PROBLEM: Write out the listing below exactly, and omit any images you find in it.

DATASET CONTENT:
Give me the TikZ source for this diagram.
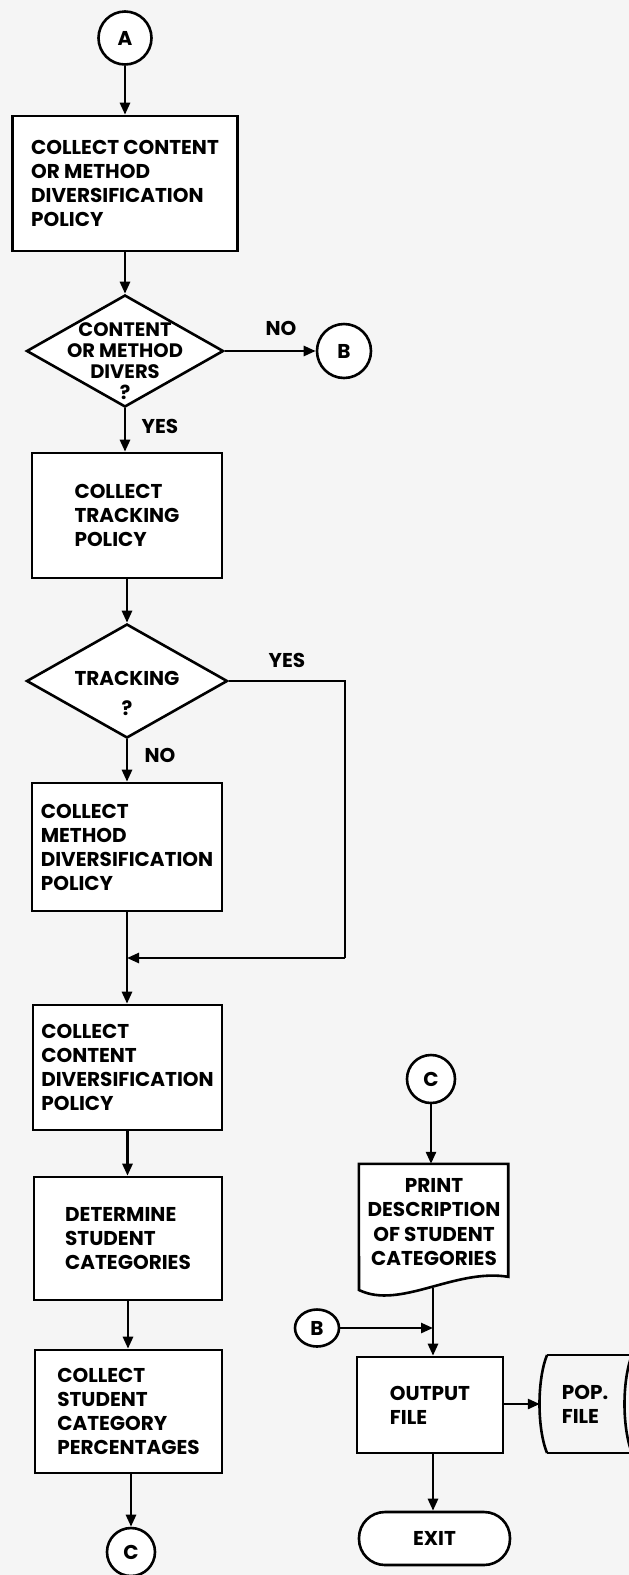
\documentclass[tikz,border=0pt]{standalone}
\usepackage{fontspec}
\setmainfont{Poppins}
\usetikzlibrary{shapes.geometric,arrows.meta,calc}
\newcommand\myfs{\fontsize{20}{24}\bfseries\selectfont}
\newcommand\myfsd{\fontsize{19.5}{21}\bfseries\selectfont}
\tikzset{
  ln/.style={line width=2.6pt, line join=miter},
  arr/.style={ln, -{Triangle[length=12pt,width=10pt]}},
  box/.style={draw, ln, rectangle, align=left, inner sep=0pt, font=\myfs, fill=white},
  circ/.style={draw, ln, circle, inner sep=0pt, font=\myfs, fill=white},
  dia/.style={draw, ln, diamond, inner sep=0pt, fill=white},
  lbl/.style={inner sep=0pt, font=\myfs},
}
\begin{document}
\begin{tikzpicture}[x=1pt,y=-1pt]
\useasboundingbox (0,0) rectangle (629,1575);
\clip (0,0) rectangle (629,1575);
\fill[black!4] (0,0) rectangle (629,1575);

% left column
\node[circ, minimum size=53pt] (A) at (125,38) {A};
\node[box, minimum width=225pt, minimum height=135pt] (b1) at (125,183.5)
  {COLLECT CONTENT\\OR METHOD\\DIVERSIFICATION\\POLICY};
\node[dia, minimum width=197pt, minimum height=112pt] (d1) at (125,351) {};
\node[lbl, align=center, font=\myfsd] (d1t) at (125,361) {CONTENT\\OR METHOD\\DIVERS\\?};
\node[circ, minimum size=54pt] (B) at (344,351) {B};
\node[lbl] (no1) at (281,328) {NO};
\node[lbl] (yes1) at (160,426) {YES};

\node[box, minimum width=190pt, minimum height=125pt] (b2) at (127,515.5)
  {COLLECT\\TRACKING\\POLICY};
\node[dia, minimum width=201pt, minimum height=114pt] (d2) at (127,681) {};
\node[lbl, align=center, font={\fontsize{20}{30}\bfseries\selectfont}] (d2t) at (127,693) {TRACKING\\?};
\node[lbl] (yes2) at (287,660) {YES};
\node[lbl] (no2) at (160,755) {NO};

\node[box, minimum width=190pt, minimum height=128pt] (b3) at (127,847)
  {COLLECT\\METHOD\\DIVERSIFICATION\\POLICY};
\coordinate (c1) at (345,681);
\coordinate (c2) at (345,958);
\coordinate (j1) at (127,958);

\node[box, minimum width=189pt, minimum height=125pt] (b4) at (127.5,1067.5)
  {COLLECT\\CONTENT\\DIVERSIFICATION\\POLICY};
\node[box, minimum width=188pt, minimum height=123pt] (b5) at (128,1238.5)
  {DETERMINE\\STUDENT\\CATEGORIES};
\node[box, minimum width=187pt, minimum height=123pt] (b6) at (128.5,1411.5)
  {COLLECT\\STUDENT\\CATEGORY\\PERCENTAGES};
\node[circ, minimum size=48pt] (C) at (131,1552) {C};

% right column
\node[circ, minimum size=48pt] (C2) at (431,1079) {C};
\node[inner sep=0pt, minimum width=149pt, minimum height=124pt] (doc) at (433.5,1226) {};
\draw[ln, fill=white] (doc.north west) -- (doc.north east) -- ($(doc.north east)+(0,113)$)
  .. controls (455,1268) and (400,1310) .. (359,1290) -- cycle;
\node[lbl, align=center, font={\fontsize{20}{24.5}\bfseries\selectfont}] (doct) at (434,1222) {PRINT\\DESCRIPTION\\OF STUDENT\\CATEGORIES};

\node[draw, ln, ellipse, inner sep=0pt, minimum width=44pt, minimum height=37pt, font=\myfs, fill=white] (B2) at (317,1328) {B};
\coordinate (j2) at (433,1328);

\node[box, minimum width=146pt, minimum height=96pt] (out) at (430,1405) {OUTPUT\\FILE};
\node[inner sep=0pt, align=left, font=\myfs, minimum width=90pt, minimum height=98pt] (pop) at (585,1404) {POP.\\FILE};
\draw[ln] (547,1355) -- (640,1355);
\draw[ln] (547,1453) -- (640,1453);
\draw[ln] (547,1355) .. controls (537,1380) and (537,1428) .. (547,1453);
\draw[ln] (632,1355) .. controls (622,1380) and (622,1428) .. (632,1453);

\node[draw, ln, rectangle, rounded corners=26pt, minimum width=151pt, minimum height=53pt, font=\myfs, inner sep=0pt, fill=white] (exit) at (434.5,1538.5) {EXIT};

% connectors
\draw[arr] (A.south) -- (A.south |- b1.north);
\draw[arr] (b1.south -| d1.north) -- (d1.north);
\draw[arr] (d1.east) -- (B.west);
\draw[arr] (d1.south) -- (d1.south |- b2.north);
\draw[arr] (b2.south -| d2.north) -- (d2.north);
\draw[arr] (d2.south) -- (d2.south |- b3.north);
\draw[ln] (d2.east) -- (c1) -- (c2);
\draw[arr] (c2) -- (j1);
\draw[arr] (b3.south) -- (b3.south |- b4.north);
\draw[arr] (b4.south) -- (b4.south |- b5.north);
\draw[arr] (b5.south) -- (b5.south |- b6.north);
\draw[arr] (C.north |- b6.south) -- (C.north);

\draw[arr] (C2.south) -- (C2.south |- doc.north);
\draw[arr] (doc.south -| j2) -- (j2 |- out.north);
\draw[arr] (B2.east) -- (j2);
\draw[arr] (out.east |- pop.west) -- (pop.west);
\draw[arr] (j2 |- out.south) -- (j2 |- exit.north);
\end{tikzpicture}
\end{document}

EXPECTED OUTPUT:
Give me the TikZ source for this diagram.
\documentclass[tikz,border=0pt]{standalone}
\usepackage{fontspec}
\setmainfont{Poppins}
\usetikzlibrary{shapes.geometric,arrows.meta,calc}
\newcommand\myfs{\fontsize{20}{24}\bfseries\selectfont}
\newcommand\myfsd{\fontsize{19.5}{21}\bfseries\selectfont}
\tikzset{
  ln/.style={line width=2.6pt, line join=miter},
  arr/.style={ln, -{Triangle[length=12pt,width=10pt]}},
  box/.style={draw, ln, rectangle, align=left, inner sep=0pt, font=\myfs, fill=white},
  circ/.style={draw, ln, circle, inner sep=0pt, font=\myfs, fill=white},
  dia/.style={draw, ln, diamond, inner sep=0pt, fill=white},
  lbl/.style={inner sep=0pt, font=\myfs},
}
\begin{document}
\begin{tikzpicture}[x=1pt,y=-1pt]
\useasboundingbox (0,0) rectangle (629,1575);
\clip (0,0) rectangle (629,1575);
\fill[black!4] (0,0) rectangle (629,1575);

% left column
\node[circ, minimum size=53pt] (A) at (125,38) {A};
\node[box, minimum width=225pt, minimum height=135pt] (b1) at (125,183.5)
  {COLLECT CONTENT\\OR METHOD\\DIVERSIFICATION\\POLICY};
\node[dia, minimum width=197pt, minimum height=112pt] (d1) at (125,351) {};
\node[lbl, align=center, font=\myfsd] (d1t) at (125,361) {CONTENT\\OR METHOD\\DIVERS\\?};
\node[circ, minimum size=54pt] (B) at (344,351) {B};
\node[lbl] (no1) at (281,328) {NO};
\node[lbl] (yes1) at (160,426) {YES};

\node[box, minimum width=190pt, minimum height=125pt] (b2) at (127,515.5)
  {COLLECT\\TRACKING\\POLICY};
\node[dia, minimum width=201pt, minimum height=114pt] (d2) at (127,681) {};
\node[lbl, align=center, font={\fontsize{20}{30}\bfseries\selectfont}] (d2t) at (127,693) {TRACKING\\?};
\node[lbl] (yes2) at (287,660) {YES};
\node[lbl] (no2) at (160,755) {NO};

\node[box, minimum width=190pt, minimum height=128pt] (b3) at (127,847)
  {COLLECT\\METHOD\\DIVERSIFICATION\\POLICY};
\coordinate (c1) at (345,681);
\coordinate (c2) at (345,958);
\coordinate (j1) at (127,958);

\node[box, minimum width=189pt, minimum height=125pt] (b4) at (127.5,1067.5)
  {COLLECT\\CONTENT\\DIVERSIFICATION\\POLICY};
\node[box, minimum width=188pt, minimum height=123pt] (b5) at (128,1238.5)
  {DETERMINE\\STUDENT\\CATEGORIES};
\node[box, minimum width=187pt, minimum height=123pt] (b6) at (128.5,1411.5)
  {COLLECT\\STUDENT\\CATEGORY\\PERCENTAGES};
\node[circ, minimum size=48pt] (C) at (131,1552) {C};

% right column
\node[circ, minimum size=48pt] (C2) at (431,1079) {C};
\node[inner sep=0pt, minimum width=149pt, minimum height=124pt] (doc) at (433.5,1226) {};
\draw[ln, fill=white] (doc.north west) -- (doc.north east) -- ($(doc.north east)+(0,113)$)
  .. controls (455,1268) and (400,1310) .. (359,1290) -- cycle;
\node[lbl, align=center, font={\fontsize{20}{24.5}\bfseries\selectfont}] (doct) at (434,1222) {PRINT\\DESCRIPTION\\OF STUDENT\\CATEGORIES};

\node[draw, ln, ellipse, inner sep=0pt, minimum width=44pt, minimum height=37pt, font=\myfs, fill=white] (B2) at (317,1328) {B};
\coordinate (j2) at (433,1328);

\node[box, minimum width=146pt, minimum height=96pt] (out) at (430,1405) {OUTPUT\\FILE};
\node[inner sep=0pt, align=left, font=\myfs, minimum width=90pt, minimum height=98pt] (pop) at (585,1404) {POP.\\FILE};
\draw[ln] (547,1355) -- (640,1355);
\draw[ln] (547,1453) -- (640,1453);
\draw[ln] (547,1355) .. controls (537,1380) and (537,1428) .. (547,1453);
\draw[ln] (632,1355) .. controls (622,1380) and (622,1428) .. (632,1453);

\node[draw, ln, rectangle, rounded corners=26pt, minimum width=151pt, minimum height=53pt, font=\myfs, inner sep=0pt, fill=white] (exit) at (434.5,1538.5) {EXIT};

% connectors
\draw[arr] (A.south) -- (A.south |- b1.north);
\draw[arr] (b1.south -| d1.north) -- (d1.north);
\draw[arr] (d1.east) -- (B.west);
\draw[arr] (d1.south) -- (d1.south |- b2.north);
\draw[arr] (b2.south -| d2.north) -- (d2.north);
\draw[arr] (d2.south) -- (d2.south |- b3.north);
\draw[ln] (d2.east) -- (c1) -- (c2);
\draw[arr] (c2) -- (j1);
\draw[arr] (b3.south) -- (b3.south |- b4.north);
\draw[arr] (b4.south) -- (b4.south |- b5.north);
\draw[arr] (b5.south) -- (b5.south |- b6.north);
\draw[arr] (C.north |- b6.south) -- (C.north);

\draw[arr] (C2.south) -- (C2.south |- doc.north);
\draw[arr] (doc.south -| j2) -- (j2 |- out.north);
\draw[arr] (B2.east) -- (j2);
\draw[arr] (out.east |- pop.west) -- (pop.west);
\draw[arr] (j2 |- out.south) -- (j2 |- exit.north);
\end{tikzpicture}
\end{document}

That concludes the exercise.